- Stated task -
Will you return, word for word, only the lines from the top of the data below down to and including the one with "Serif', 'Times New"?

- Collected material -
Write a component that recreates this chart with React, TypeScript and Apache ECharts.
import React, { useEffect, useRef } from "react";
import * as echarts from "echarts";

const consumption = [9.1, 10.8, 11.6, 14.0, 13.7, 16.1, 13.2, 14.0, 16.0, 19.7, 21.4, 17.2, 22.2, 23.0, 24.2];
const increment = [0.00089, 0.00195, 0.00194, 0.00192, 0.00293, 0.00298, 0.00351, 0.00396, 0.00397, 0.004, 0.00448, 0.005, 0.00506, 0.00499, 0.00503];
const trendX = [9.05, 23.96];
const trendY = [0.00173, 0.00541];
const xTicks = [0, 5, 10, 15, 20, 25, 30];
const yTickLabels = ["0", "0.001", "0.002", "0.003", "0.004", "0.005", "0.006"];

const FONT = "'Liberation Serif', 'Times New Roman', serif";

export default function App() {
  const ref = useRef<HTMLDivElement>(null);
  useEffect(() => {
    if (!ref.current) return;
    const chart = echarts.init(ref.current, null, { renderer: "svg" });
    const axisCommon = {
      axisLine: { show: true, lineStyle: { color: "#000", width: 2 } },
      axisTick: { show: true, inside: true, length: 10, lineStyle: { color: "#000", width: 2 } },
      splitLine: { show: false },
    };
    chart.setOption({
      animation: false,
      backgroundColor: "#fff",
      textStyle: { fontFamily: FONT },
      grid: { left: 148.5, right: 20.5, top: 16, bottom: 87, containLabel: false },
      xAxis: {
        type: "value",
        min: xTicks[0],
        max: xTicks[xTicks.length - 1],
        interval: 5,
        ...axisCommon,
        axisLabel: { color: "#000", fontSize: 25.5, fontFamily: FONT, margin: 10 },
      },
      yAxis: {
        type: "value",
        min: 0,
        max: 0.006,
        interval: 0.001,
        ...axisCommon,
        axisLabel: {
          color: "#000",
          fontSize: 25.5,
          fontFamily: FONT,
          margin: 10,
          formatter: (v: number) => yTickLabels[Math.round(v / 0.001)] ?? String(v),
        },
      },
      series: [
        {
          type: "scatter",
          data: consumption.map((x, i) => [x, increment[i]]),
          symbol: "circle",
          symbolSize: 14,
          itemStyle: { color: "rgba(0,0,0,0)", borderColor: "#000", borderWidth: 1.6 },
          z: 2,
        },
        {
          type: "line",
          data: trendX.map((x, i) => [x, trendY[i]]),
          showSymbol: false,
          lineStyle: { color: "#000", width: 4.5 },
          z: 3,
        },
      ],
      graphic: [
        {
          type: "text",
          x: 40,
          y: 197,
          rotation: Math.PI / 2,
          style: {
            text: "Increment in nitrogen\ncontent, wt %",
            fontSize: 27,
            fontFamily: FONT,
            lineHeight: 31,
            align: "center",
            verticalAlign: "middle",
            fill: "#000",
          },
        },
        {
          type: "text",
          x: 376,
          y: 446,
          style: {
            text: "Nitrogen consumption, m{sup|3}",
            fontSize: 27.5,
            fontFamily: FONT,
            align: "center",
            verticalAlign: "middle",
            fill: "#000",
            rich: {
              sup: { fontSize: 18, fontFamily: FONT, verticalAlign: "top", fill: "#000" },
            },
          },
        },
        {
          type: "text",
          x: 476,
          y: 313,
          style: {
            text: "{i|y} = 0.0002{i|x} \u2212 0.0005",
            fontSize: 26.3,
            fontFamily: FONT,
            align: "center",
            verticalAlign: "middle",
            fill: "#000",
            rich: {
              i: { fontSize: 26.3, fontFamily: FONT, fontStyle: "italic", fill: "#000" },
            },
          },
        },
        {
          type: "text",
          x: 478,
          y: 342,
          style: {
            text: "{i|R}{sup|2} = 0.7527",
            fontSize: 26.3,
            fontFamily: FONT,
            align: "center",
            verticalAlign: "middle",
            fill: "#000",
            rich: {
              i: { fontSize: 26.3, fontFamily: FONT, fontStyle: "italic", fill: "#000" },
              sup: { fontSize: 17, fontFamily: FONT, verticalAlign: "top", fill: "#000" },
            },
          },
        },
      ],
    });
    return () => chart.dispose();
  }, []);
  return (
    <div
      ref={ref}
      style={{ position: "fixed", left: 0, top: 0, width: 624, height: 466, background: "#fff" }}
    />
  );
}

- Answer for this exercise -
Write a component that recreates this chart with React, TypeScript and Apache ECharts.
import React, { useEffect, useRef } from "react";
import * as echarts from "echarts";

const consumption = [9.1, 10.8, 11.6, 14.0, 13.7, 16.1, 13.2, 14.0, 16.0, 19.7, 21.4, 17.2, 22.2, 23.0, 24.2];
const increment = [0.00089, 0.00195, 0.00194, 0.00192, 0.00293, 0.00298, 0.00351, 0.00396, 0.00397, 0.004, 0.00448, 0.005, 0.00506, 0.00499, 0.00503];
const trendX = [9.05, 23.96];
const trendY = [0.00173, 0.00541];
const xTicks = [0, 5, 10, 15, 20, 25, 30];
const yTickLabels = ["0", "0.001", "0.002", "0.003", "0.004", "0.005", "0.006"];

const FONT = "'Liberation Serif', 'Times New Roman', serif";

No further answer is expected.